On December 25, 2007, I gave my wife the weapon of my own destruction. Twilight. I hadn’t read it. I didn’t plan on reading it. I had the vague understanding that it was about a vampire in Washington who vowed never to drink blood, Suckless in Seattle. Whatever. All I really knew was that a few of the ladies in my office loved it, and they swore my wife would love it, too.
They were right, but I was wrong to take their advice. The gift was a throw-in, a stocking-stuffer, a last minute pickup from Walgreens, I kid you not. I had bought my wife a sweater, diamond earrings, slippers (which she returned), and a Dyson. I know, a vacuum cleaner is, literally, a sucky present, but she specifically asked for it and loves it to this day, which is more than she might say about me.
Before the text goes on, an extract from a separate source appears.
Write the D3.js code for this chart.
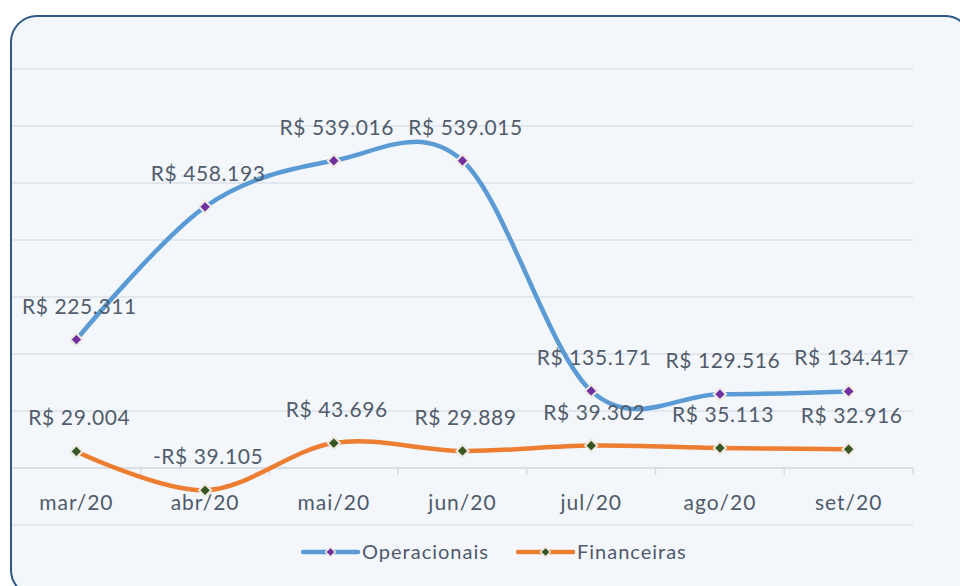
<!DOCTYPE html>
<html><head><meta charset="utf-8">
<script src="https://cdn.jsdelivr.net/npm/d3@7"></script>
<style>
html,body{margin:0;padding:0;background:#fff;}
svg{display:block;font-family:Lato,"Open Sans",sans-serif;}
</style></head>
<body><svg id="c" width="960" height="586"></svg>
<script>
const months = ["mar/20","abr/20","mai/20","jun/20","jul/20","ago/20","set/20"];
const operacionais = [225311, 458193, 539016, 539015, 135171, 129516, 134417];
const financeiras = [29004, -39105, 43696, 29889, 39302, 35113, 32916];
const yTicks = [-100000, 0, 100000, 200000, 300000, 400000, 500000, 600000, 700000];
const seriesNames = ["Operacionais", "Financeiras"];

const fmt = v => (v < 0 ? "-R$ " : "R$ ") + d3.format(",")(Math.abs(v)).replace(/,/g, ".");

const svg = d3.select("#c");
// frame
svg.append("rect").attr("x",11).attr("y",16).attr("width",960).attr("height",580)
  .attr("rx",26).attr("ry",26).attr("fill","#f3f7fb").attr("stroke","#2e5a87").attr("stroke-width",2);

const pL = 12, pR = 913, pT = 69, pB = 525;
const x = d3.scaleBand().domain(months).range([pL, pR]);
const y = d3.scaleLinear().domain([-100000, 700000]).range([pB, pT]);

// gridlines
svg.append("g").selectAll("line").data(yTicks).join("line")
  .attr("x1", pL).attr("x2", pR)
  .attr("y1", d => y(d)).attr("y2", d => y(d))
  .attr("stroke", "#dde2e9").attr("stroke-width", 1.5);

// x axis at zero
const xAxis = d3.axisBottom(x).tickSize(0).tickPadding(0);
const gx = svg.append("g").attr("transform", `translate(0,${y(0)})`).call(xAxis);
gx.select(".domain").remove();
gx.selectAll("text").attr("dy", null).attr("y", 42)
  .attr("font-size", 21).attr("letter-spacing", 1).attr("fill", "#4f5a6a").attr("font-family","Lato, sans-serif");
svg.append("line").attr("x1", pL).attr("x2", pR).attr("y1", y(0)).attr("y2", y(0))
  .attr("stroke", "#d6dbe2").attr("stroke-width", 1.5);
// category boundary ticks
const bounds = months.map(m => x(m)).concat([pR]).slice(1);
svg.append("g").selectAll("line").data(bounds).join("line")
  .attr("x1", d => d).attr("x2", d => d)
  .attr("y1", y(0)).attr("y2", y(0) + 7)
  .attr("stroke", "#d6dbe2").attr("stroke-width", 1.5);

const cx = m => x(m) + x.bandwidth() / 2;
const line = d3.line().x((d,i) => cx(months[i])).y(d => y(d)).curve(d3.curveCardinal.tension(0));

const series = [
  {name: seriesNames[0], values: operacionais, color: "#5b9bd5", marker: "#7030a0"},
  {name: seriesNames[1], values: financeiras, color: "#ed7d31", marker: "#375623"}
];
const diamond = d3.symbol().type(d3.symbolDiamond2).size(95);

series.forEach(s => {
  svg.append("path").attr("d", line(s.values)).attr("fill","none")
    .attr("stroke", s.color).attr("stroke-width", 4.5).attr("stroke-linecap","round");
});
series.forEach(s => {
  svg.append("g").selectAll("path").data(s.values).join("path")
    .attr("d", diamond)
    .attr("transform", (d,i) => `translate(${cx(months[i])},${y(d)})`)
    .attr("fill", s.marker).attr("stroke", "#eee8e0").attr("stroke-width", 2);
});
series.forEach(s => {
  svg.append("g").selectAll("text").data(s.values).join("text")
    .attr("x", (d,i) => cx(months[i]) + 3)
    .attr("y", d => y(d) - 26)
    .attr("text-anchor","middle")
    .attr("font-size", 21).attr("letter-spacing", 0.6).attr("fill", "#525c6b")
    .text(d => fmt(d));
});

// legend
const legend = [
  {name: seriesNames[0], x0: 303, color: "#5b9bd5", marker: "#7030a0"},
  {name: seriesNames[1], x0: 518, color: "#ed7d31", marker: "#375623"}
];
const ly = 552;
legend.forEach(l => {
  svg.append("line").attr("x1", l.x0).attr("x2", l.x0 + 55).attr("y1", ly).attr("y2", ly)
    .attr("stroke", l.color).attr("stroke-width", 4.5).attr("stroke-linecap","round");
  svg.append("path").attr("d", d3.symbol().type(d3.symbolDiamond2).size(60))
    .attr("transform", `translate(${l.x0 + 27.5},${ly})`)
    .attr("fill", l.marker).attr("stroke", "#eee8e0").attr("stroke-width", 1.5);
  svg.append("text").attr("x", l.x0 + 59).attr("y", ly).attr("dy", "0.35em")
    .attr("font-size", 20).attr("letter-spacing", 1).attr("fill", "#4f5a6a").text(l.name);
});
</script></body></html>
But the biggest reaction that Christmas morning was over Twilight. My wife isn’t much of a reader, but this turned out to be the book she had been wanting to read. I’m more of a Harry Potter fan (read: a total Potter geek), which my wife just couldn’t get into. She didn’t understand how a grown man could spend an hour or more a day discussing Horcrux theories, and she thought Twilight would be her turn to really get into something. I had my doubts, so I just bought the first book.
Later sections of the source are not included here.